How SSD works
Everybody thinks SSDs are lightning fast. Of course there are no spinning disk platters and no head positioning. Everything is done in memory therefore they should be fast. But if you use an SSD for your database, you'll start with amazing performance levels that quickly diminish. Here is why.
Unlike with spinning disks you cannot rewrite your data directly on an SSD. Before writing, the blocks that will receive the data must be erased. The latency for the entire operation is 100 µs for write operations but 2 ms to erase a block. The erase operations are 20 times slower. To make thing more complex, data can be written in small increments of 4KB, but only erased in blocks of 512KB. The blocks can only be erased 3,000/5,000 times. Meaning that the SSD firmware has to carefully manage where and how the dates are written in order to avoid an early wear of the SSD. This operation is called wear leveling.
The main challenge for SSDs manufacturers is to prevent the early wear of the SSD. For example if you write a 1MB data file at the beginning of the disk then update that file over and over, after ≈5000 writes your disk will be dead. To prolong the life span of the SSD, manufacturers use a technique called Wear leveling. Wear leveling distributes the erase and re-writes evenly across the medium to avoid failures due to a high concentration of write cycles.
Why is my previously fast SSD now so slow?
As long as you are writing new data, everything is fine. The data is written sequentially one block after another. When you want to modify the content of an existing file, the SSD marks the old data as deleted and writes the new data sequentially at the end. This is a fast operation as long at there is enough space on the disk.
However, over time the disk runs out of sequential space. As you can see in the picture, this leads to disk fragmentations and disk fragmentation is bad. Do you remember the time when people were running the program called defrag on their MSDOS box to improve performance?
On SSDs, data fragmentation is very bad because SSDs need to erase an entire erase block to reclaim free space and the block has to be completely free of data. To accomplish this, the SSD has a garbage collection mechanism. The garbage collector needs to be careful not to move too much data to avoid early wear of the medium.
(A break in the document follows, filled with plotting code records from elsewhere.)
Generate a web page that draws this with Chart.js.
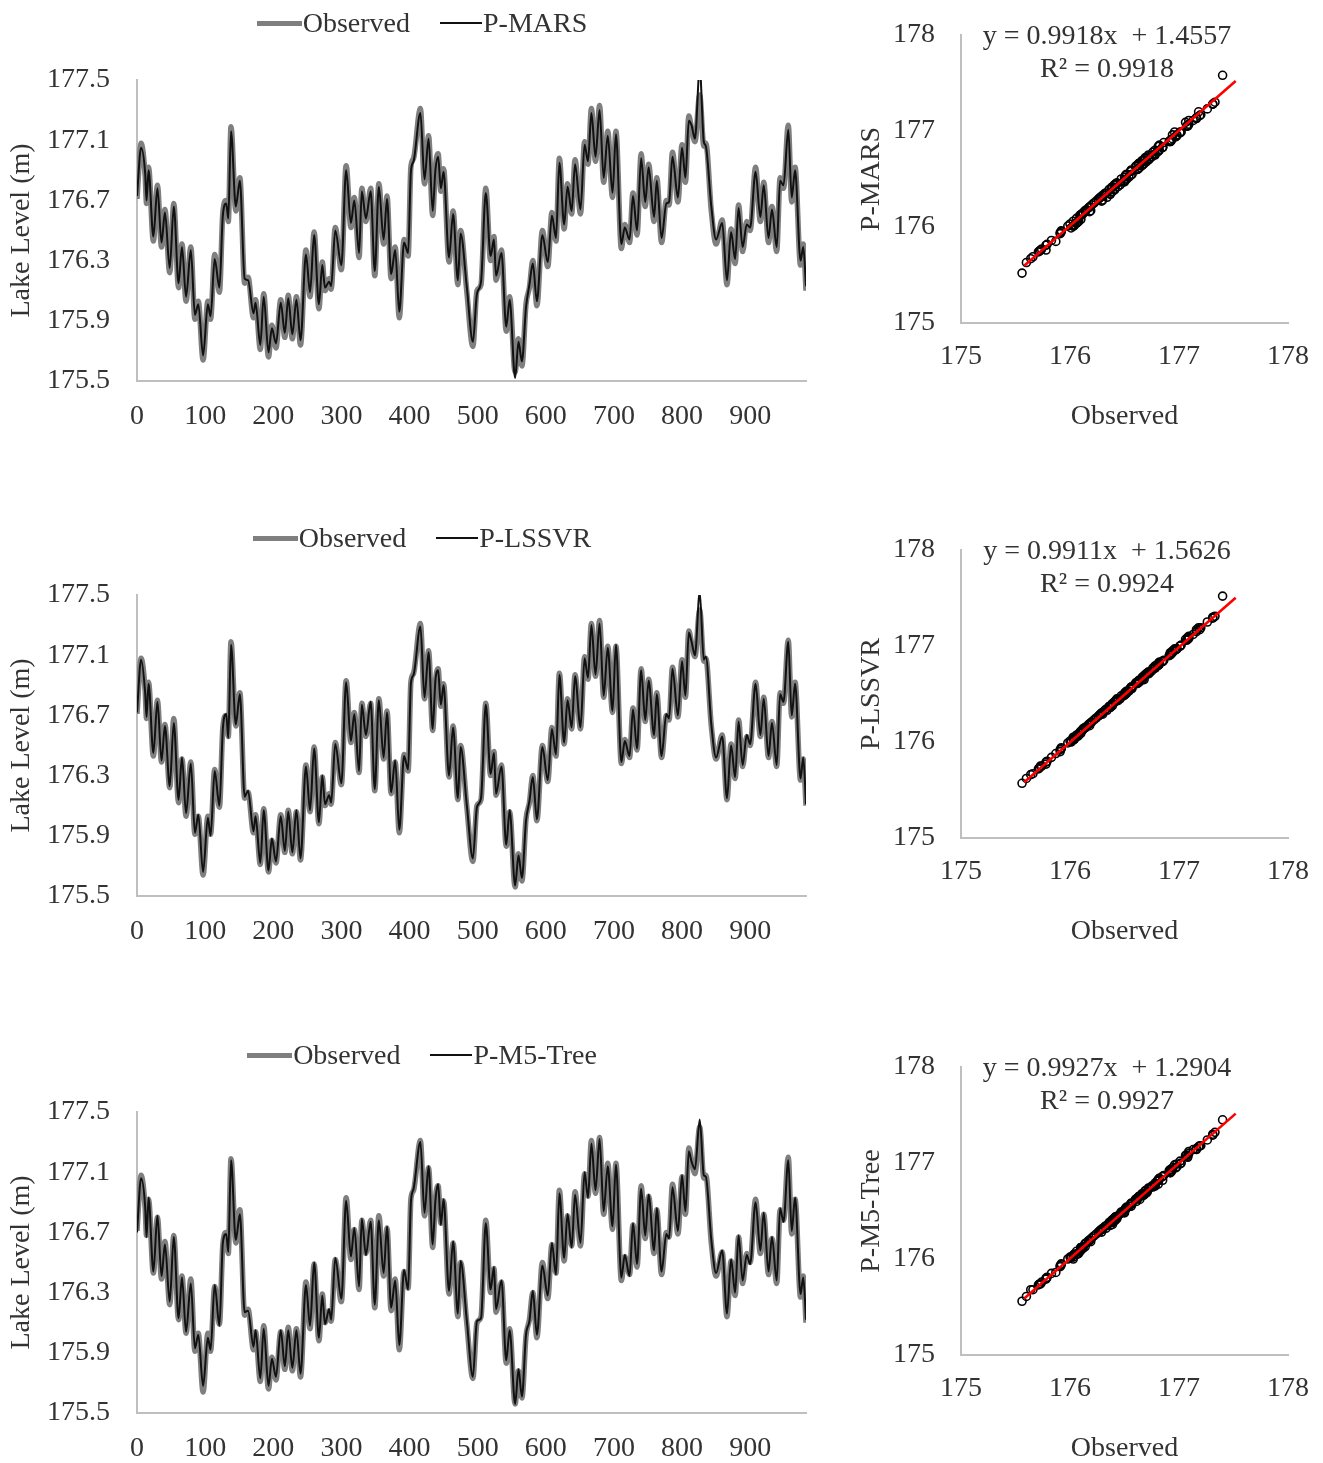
<!DOCTYPE html>
<html>
<head>
<meta charset="utf-8">
<title>Lake level: observed vs predicted</title>
<script src="https://cdn.jsdelivr.net/npm/chart.js@4.4.1/dist/chart.umd.min.js"></script>
<style>
  body { margin:0; background:#fff; width:1323px; height:1463px; position:relative; overflow:hidden;
         font-family:'Liberation Serif','Times New Roman',serif; color:#333; }
  .abs { position:absolute; }
  .legend { position:absolute; left:0; width:844px; height:34px; display:flex; justify-content:center;
            align-items:center; font-size:28px; white-space:nowrap; }
  .swatch { display:inline-block; margin-right:1px; }
  .eq { position:absolute; width:400px; text-align:center; font-size:28px; line-height:33px; white-space:nowrap; }
</style>
</head>
<body>
<div id="root"></div>
<script>
/* ── data ── */
const X_TICKS = [0,100,200,300,400,500,600,700,800,900];
const LEVEL_TICKS = [175.5,175.9,176.3,176.7,177.1,177.5];
const SCATTER_TICKS = [175,176,177,178];

const DAYS = [0,6,12,14,17,24,30,36,41,48, 54,61,66,72,79,85,90,97,104,108,
  114,121,126,131,134,138,145,151,158,163, 171,174,181,186,193,198,204,211,217,222,
  228,234,240,248,254,260,267,272,276,282, 285,291,300,307,314,319,326,330,336,343,
  349,355,362,367,373,379,385,392,398,402, 406,416,422,428,434,438,442,446,450,458,
  464,471,475,484,493,499,505,512,519,524, 527,535,542,547,555,560,565,571,576,581,
  587,595,603,609,615,620,627,632,638,643, 651,657,662,667,673,679,685,691,698,703,
  711,716,723,728,734,740,746,751,759,763, 770,777,781,786,794,800,805,810,814,819,
  826,832,835,843,850,859,866,872,878,883, 889,895,900,908,915,920,927,932,939,944,
  949,956,961,966,974,978,982];

const OBSERVED = [176.71,177.08,176.86,176.68,176.92,176.43,176.80,176.39,176.64,176.22,
  176.68,176.12,176.41,176.03,176.39,175.91,176.03,175.64,176.03,175.91,
  176.34,176.09,176.62,176.70,176.56,177.19,176.63,176.85,176.15,176.19,
  175.92,176.04,175.71,176.08,175.66,175.87,175.72,176.04,175.79,176.07,
  175.78,176.06,175.74,176.37,176.06,176.49,175.98,176.29,176.10,176.18,
  176.11,176.52,176.24,176.93,176.52,176.72,176.32,176.78,176.56,176.78,
  176.20,176.81,176.41,176.73,176.18,176.39,175.92,176.44,176.33,176.92,
  176.98,177.31,176.81,177.13,176.60,176.92,177.01,176.76,176.91,176.29,
  176.63,176.14,176.50,176.10,175.73,176.10,176.14,176.78,176.30,176.46,
  176.17,176.37,175.83,176.06,175.56,175.78,175.60,176.01,176.12,176.30,
  176.00,176.50,176.26,176.62,176.43,176.98,176.51,176.81,176.61,176.97,
  176.61,177.09,176.94,177.31,176.96,177.33,176.82,177.16,176.72,177.16,
  176.38,176.54,176.42,176.75,176.47,177.01,176.66,176.94,176.56,176.85,
  176.42,176.70,176.67,177.02,176.69,177.07,176.82,177.26,177.18,177.09,
  177.40,177.06,177.08,176.63,176.41,176.57,176.14,176.51,176.28,176.67,
  176.36,176.56,176.50,176.92,176.56,176.82,176.42,176.66,176.36,176.85,
  176.78,177.20,176.69,176.92,176.27,176.41,176.10];

const P_MARS = [176.73,177.05,176.88,176.70,176.90,176.46,176.78,176.42,176.62,176.25,
  176.66,176.15,176.39,176.06,176.37,175.94,176.01,175.67,176.01,175.93,
  176.31,176.12,176.60,176.68,176.58,177.16,176.66,176.83,176.18,176.17,
  175.95,176.02,175.74,176.06,175.69,175.85,175.75,176.02,175.82,176.05,
  175.81,176.04,175.77,176.34,176.09,176.47,176.01,176.27,176.12,176.16,
  176.13,176.50,176.27,176.90,176.55,176.70,176.35,176.76,176.58,176.76,
  176.23,176.79,176.44,176.71,176.21,176.37,175.96,176.42,176.35,176.89,
  176.96,177.28,176.84,177.11,176.63,176.90,176.99,176.78,176.89,176.32,
  176.61,176.17,176.48,176.13,175.76,176.08,176.16,176.75,176.33,176.44,
  176.20,176.35,175.86,176.04,175.52,175.76,175.63,175.99,176.14,176.28,
  176.03,176.47,176.29,176.60,176.45,176.95,176.54,176.79,176.63,176.94,
  176.64,177.07,176.96,177.28,176.99,177.30,176.85,177.13,176.75,177.14,
  176.41,176.52,176.44,176.73,176.50,176.98,176.69,176.92,176.59,176.83,
  176.45,176.68,176.69,176.99,176.72,177.05,176.85,177.23,177.20,177.11,
  177.58,177.09,177.06,176.66,176.44,176.55,176.17,176.49,176.31,176.65,
  176.39,176.54,176.52,176.89,176.59,176.80,176.45,176.64,176.39,176.83,
  176.80,177.17,176.72,176.90,176.30,176.39,176.13];

const P_LSSVR = [176.72,177.07,176.85,176.69,176.91,176.45,176.79,176.40,176.63,176.23,
  176.65,176.14,176.42,176.05,176.38,175.92,176.04,175.66,176.02,175.90,
  176.33,176.10,176.61,176.71,176.55,177.17,176.64,176.84,176.16,176.20,
  175.93,176.03,175.72,176.07,175.67,175.88,175.73,176.03,175.80,176.06,
  175.79,176.07,175.75,176.36,176.07,176.48,175.99,176.30,176.11,176.17,
  176.12,176.51,176.25,176.92,176.53,176.71,176.33,176.77,176.57,176.79,
  176.21,176.80,176.42,176.72,176.19,176.40,175.94,176.43,176.34,176.91,
  176.97,177.29,176.82,177.12,176.61,176.93,177.00,176.77,176.90,176.30,
  176.62,176.15,176.49,176.11,175.75,176.09,176.15,176.77,176.31,176.45,
  176.18,176.36,175.84,176.07,175.57,175.77,175.62,176.00,176.13,176.29,
  176.01,176.49,176.27,176.61,176.44,176.97,176.52,176.80,176.62,176.96,
  176.62,177.08,176.95,177.30,176.97,177.31,176.83,177.15,176.73,177.17,
  176.39,176.53,176.43,176.74,176.48,177.00,176.67,176.93,176.57,176.84,
  176.43,176.71,176.68,177.01,176.70,177.06,176.83,177.25,177.19,177.10,
  177.52,177.07,177.09,176.64,176.42,176.56,176.15,176.50,176.29,176.66,
  176.37,176.57,176.51,176.91,176.57,176.81,176.43,176.65,176.37,176.84,
  176.79,177.19,176.70,176.91,176.28,176.42,176.11];

const P_M5TREE = [176.70,177.06,176.87,176.67,176.93,176.44,176.81,176.41,176.62,176.24,
  176.67,176.13,176.40,176.04,176.36,175.93,176.02,175.68,176.00,175.92,
  176.35,176.08,176.63,176.69,176.57,177.18,176.65,176.82,176.17,176.18,
  175.94,176.05,175.73,176.06,175.68,175.86,175.74,176.05,175.81,176.05,
  175.80,176.05,175.76,176.35,176.08,176.50,176.00,176.28,176.09,176.19,
  176.12,176.53,176.26,176.91,176.54,176.73,176.34,176.79,176.55,176.77,
  176.22,176.78,176.43,176.74,176.20,176.38,175.95,176.45,176.32,176.90,
  176.99,177.30,176.83,177.14,176.62,176.91,177.02,176.75,176.92,176.31,
  176.64,176.16,176.51,176.12,175.74,176.11,176.13,176.76,176.32,176.47,
  176.19,176.38,175.85,176.05,175.56,175.79,175.61,176.02,176.11,176.31,
  176.02,176.48,176.28,176.63,176.42,176.96,176.53,176.82,176.60,176.95,
  176.63,177.10,176.93,177.29,176.98,177.32,176.84,177.14,176.74,177.15,
  176.40,176.55,176.41,176.76,176.49,176.99,176.68,176.95,176.58,176.86,
  176.44,176.69,176.66,177.00,176.71,177.08,176.84,177.24,177.17,177.12,
  177.45,177.08,177.07,176.65,176.43,176.58,176.16,176.52,176.30,176.68,
  176.38,176.55,176.49,176.90,176.58,176.83,176.44,176.67,176.38,176.86,
  176.77,177.18,176.71,176.93,176.29,176.40,176.12];

const MODEL_NAMES = ['P-MARS','P-LSSVR','P-M5-Tree'];
const MODEL_PRED  = [P_MARS, P_LSSVR, P_M5TREE];
const SLOPES      = [0.9918, 0.9911, 0.9927];
const INTERCEPTS  = [1.4557, 1.5626, 1.2904];
const R_SQUARED   = [0.9918, 0.9924, 0.9927];
const TREND_RANGE = [175.58, 177.52];

/* ── styling ── */
const ROW_TOP = [0, 515, 1032];
const FONT = { family:"'Liberation Serif','Times New Roman',serif", size:28 };
const TEXT = '#333333';
const AXIS = '#bfbfbf';
const OBS_GREY = '#7f7f7f';

const fixedTicks = list => s => { s.ticks = list.map(v => ({ value:v })); };
// fixed box size, and no extra label overflow padding pushing the plot area around
const fixBox = (w, h) => s => {
  if (w) s.width = w;
  if (h) s.height = h;
  s.paddingTop = s.paddingBottom = s.paddingLeft = s.paddingRight = 0;
};

function axis(extra) {
  return Object.assign({
    type:'linear',
    grid:{ display:false, drawTicks:false },
    border:{ display:true, color:AXIS, width:2 },
  }, extra);
}

/* ── time series (left) ── */
function buildSeriesChart(canvas, pred, name) {
  new Chart(canvas.getContext('2d'), {
    type:'line',
    data:{ datasets:[
      { label:name, data:DAYS.map((d,i)=>({x:d, y:pred[i]})), borderColor:'#111', borderWidth:2, order:0 },
      { label:'Observed', data:DAYS.map((d,i)=>({x:d, y:OBSERVED[i]})), borderColor:OBS_GREY, borderWidth:5.5, order:1 }
    ]},
    options:{
      responsive:false, animation:false,
      layout:{ padding:{ top:80, right:14, left:0, bottom:0 } },
      elements:{ point:{ radius:0 }, line:{ cubicInterpolationMode:'monotone', fill:false } },
      plugins:{ legend:{ display:false }, tooltip:{ enabled:false } },
      scales:{
        x: axis({ min:0, max:982, afterBuildTicks:fixedTicks(X_TICKS), afterFit:fixBox(0, 69),
                  ticks:{ color:TEXT, font:FONT, padding:19, maxRotation:0, autoSkip:false } }),
        y: axis({ min:175.5, max:177.5, afterBuildTicks:fixedTicks(LEVEL_TICKS), afterFit:fixBox(137, 0),
                  ticks:{ color:TEXT, font:FONT, padding:27, callback:v=>v.toFixed(1) },
                  title:{ display:true, text:'Lake Level (m)', color:TEXT, font:FONT, padding:{ top:5, bottom:0 } } })
      }
    }
  });
}

/* ── observed vs predicted scatter (right) ── */
function buildScatterChart(canvas, k) {
  const pred = MODEL_PRED[k];
  new Chart(canvas.getContext('2d'), {
    type:'scatter',
    data:{ datasets:[
      { data:TREND_RANGE.map(x=>({ x, y:SLOPES[k]*x + INTERCEPTS[k] })), showLine:true,
        borderColor:'#ff0000', borderWidth:2.6, pointRadius:0, order:0 },
      { data:OBSERVED.map((o,i)=>({ x:o, y:pred[i] })), pointRadius:4, borderWidth:1.6,
        borderColor:'#000', backgroundColor:'rgba(255,255,255,0)', order:1 }
    ]},
    options:{
      responsive:false, animation:false,
      layout:{ padding:{ top:35, right:35, left:0, bottom:0 } },
      plugins:{ legend:{ display:false }, tooltip:{ enabled:false } },
      scales:{
        x: axis({ min:175, max:178, afterBuildTicks:fixedTicks(SCATTER_TICKS), afterFit:fixBox(0, 127),
                  ticks:{ color:TEXT, font:FONT, padding:17, maxRotation:0 },
                  title:{ display:true, text:'Observed', color:TEXT, font:FONT, padding:{ top:0, bottom:17 } } }),
        y: axis({ min:175, max:178, afterBuildTicks:fixedTicks(SCATTER_TICKS), afterFit:fixBox(111, 0),
                  ticks:{ color:TEXT, font:FONT, padding:26 },
                  title:{ display:true, text:MODEL_NAMES[k], color:TEXT, font:FONT, padding:{ top:5, bottom:0 } } })
      }
    }
  });
}

function makeCanvas(left, top, w, h) {
  const c = document.createElement('canvas');
  c.width = w; c.height = h;
  c.className = 'abs';
  c.style.left = left + 'px'; c.style.top = top + 'px';
  document.getElementById('root').appendChild(c);
  return c;
}

function addLegend(top, name) {
  const d = document.createElement('div');
  d.className = 'legend';
  d.style.top = (top + 6) + 'px';
  d.innerHTML =
    `<span class="swatch" style="width:45px;height:5px;background:${OBS_GREY}"></span>Observed` +
    `<span class="swatch" style="width:42px;height:1.5px;background:#111;margin-left:30px"></span>${name}`;
  document.getElementById('root').appendChild(d);
}

function addEquation(top, k) {
  const d = document.createElement('div');
  d.className = 'eq';
  d.style.left = '907px';
  d.style.top = (top + 18) + 'px';
  d.innerHTML = `y = ${SLOPES[k].toFixed(4)}x&nbsp; + ${INTERCEPTS[k].toFixed(4)}<br>R² = ${R_SQUARED[k].toFixed(4)}`;
  document.getElementById('root').appendChild(d);
}

window.addEventListener('DOMContentLoaded', () => {
  MODEL_NAMES.forEach((name, k) => {
    const top = ROW_TOP[k];
    buildSeriesChart(makeCanvas(0, top, 820, 450), MODEL_PRED[k], name);
    buildScatterChart(makeCanvas(850, top, 473, 450), k);
    addLegend(top, name);
    addEquation(top, k);
  });
});
</script>
</body>
</html>
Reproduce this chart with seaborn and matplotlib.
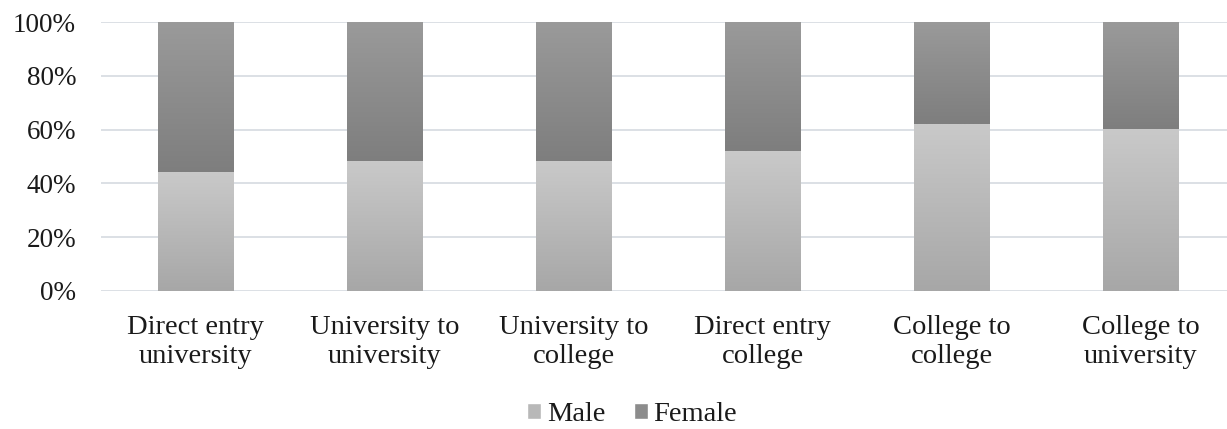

The garbage collection operations are usually done in the background, when the disk is not in use. On a busy database server with many I/O this is not always possible and after a while some write operations can take a long time because the SSD has to free some space before the write can be done. On a very fragmented data set the SSD has to move data and reorganize them to avoid fragmentation and to be able to reclaim free space. These operations dramatically cut the performance of the SSD and reduce the lifespan of the drive.
If your application is doing a majority of reads and sequential writes SSDs are a good choice for high performance throughput. However, if your application is update intensive, SSDs will perform well when they are new, but the performance will degrade over time. Also keep in mind that the life span of a disk depends on the number of times the blocks are erased. Most of the SSD manufacturers' manuals claim an average of 5 years. This average is based on laptop or desktop usage. An update intensive application will wear the SSD down faster. On a busy server running a database that lifespan can go down from 5 to 1.5 to 2 years.